There is the most obvious change between then and now. Women now earn their own keep. Their children belong to them, their property belongs to them. These are changes made more recently than it's comfortable to think about, but they are changes the March girls would be astounded by.
Marriage was a system designed to control and subdue women, and to limit their economic power.
But marriage is still an economic proposition. Marriage comes with great financial risk for women. They are more likely, when children enter the equation, to give up full time work and so limit their earning potential and their pension contributions.
According to the Chartered Insurance Institute, the average divorced woman has less than a third of the pension wealth of the average divorced man.
Repeated studies have shown that the benefits of marriage for men far outweigh the benefits for women. Married men are likely to be in better physical and mental health than their single counterparts, have more money and have greater social support networks.
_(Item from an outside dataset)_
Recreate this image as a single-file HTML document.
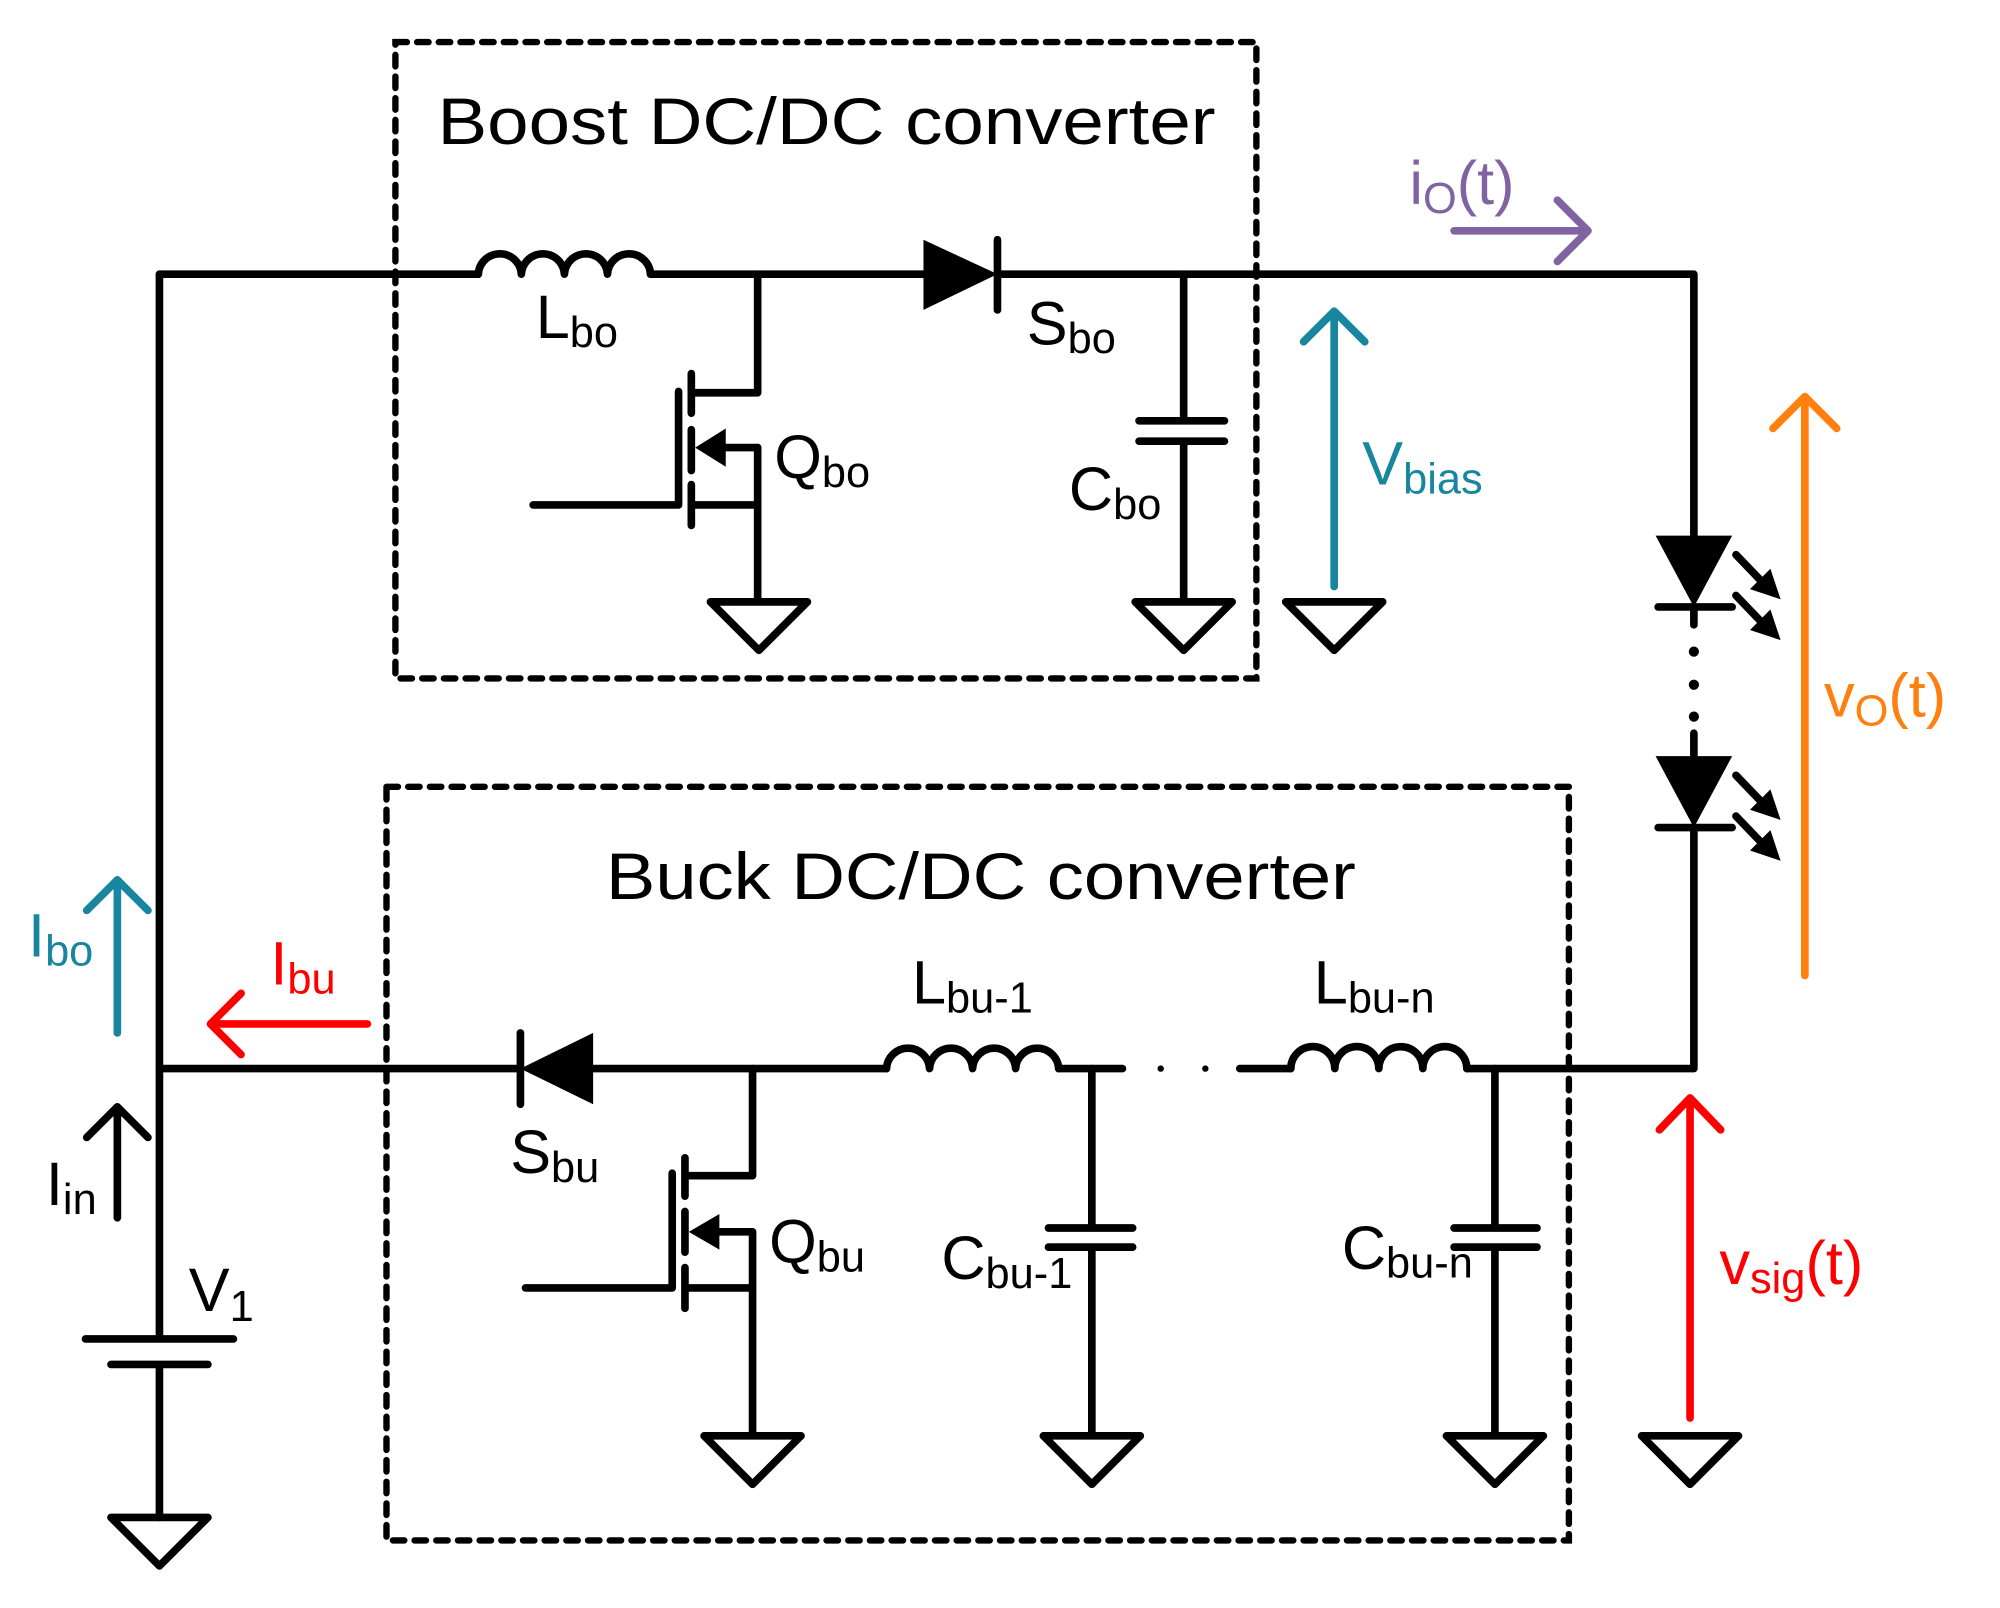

For women, there is very little difference in these measures between single and married women, apart from money, where non-married women are better off. Other studies have shown that married women report lower satisfaction levels than co-habiting or single women and are more likely to initiate divorce than men.
In Louisa May Alcott's Little Women, Jo quits her writing and is married off, a decision Alcott, who never married, said she regretted. Jo should have remained a "literary spinster". In Gerwig's film, Jo is given a book.
"What I was trying to reverse-engineer," she said. "Was this moment that Jo getting her book would make the audience feel like you usually feel when the heroine is chosen by the hero. I wanted to see if I could create that feeling, but with a girl and her book."
It is a perfect ending to a feminist, questioning film. But, in real life, imagine we could move beyond an either/or choice for women where a relationship is not a stymie to her creative output or stem from an oppressive institution.
Couples are increasingly turning their backs on marriage. Co-habitation is the fastest growing type of relationship in the UK where the number of co-habiting couples has doubled to 3.3 million in 20 years.
The risks for women, though, are even greater in an unmarried partnership. There is a general misconception that co-habiting couples have legal rights similar to those of married couples, leaving women and their children vulnerable.
In England last week the first mixed-sex civil partnerships took place after a law change brought about following a lengthy campaign by a couple, Rebecca Steinfeld and Charles Keidan, who wanted a system that gives them legal protections without the patriarchal baggage of marriage.
This is common in other parts of the world - from de-facto rights in Australia to France's civil solidarity pact and mixed-sex civil partnerships in Netherlands, South Africa, New Zealand and the Isle of Man.
Here, the Civil Partnership (Scotland) Bill is making its way through parliament to make mixed-sex partnerships legal in Scotland. Around 84,000 mixed-sex couples are expected to form civil partnerships next year.
For feminists, for the non-religious, for those who want a new structure within which to define their relationships, this is an exciting development and it will be interesting to see how a civil pact, rather than a marriage, changes the way women feel and thrive in their relationships.
The ambition of civil partnerships is to create true equality. If the much-adapted Little Women reflects how society feels about women at any given time, perhaps the next iteration will see Jo end up with both her novel and an equal match.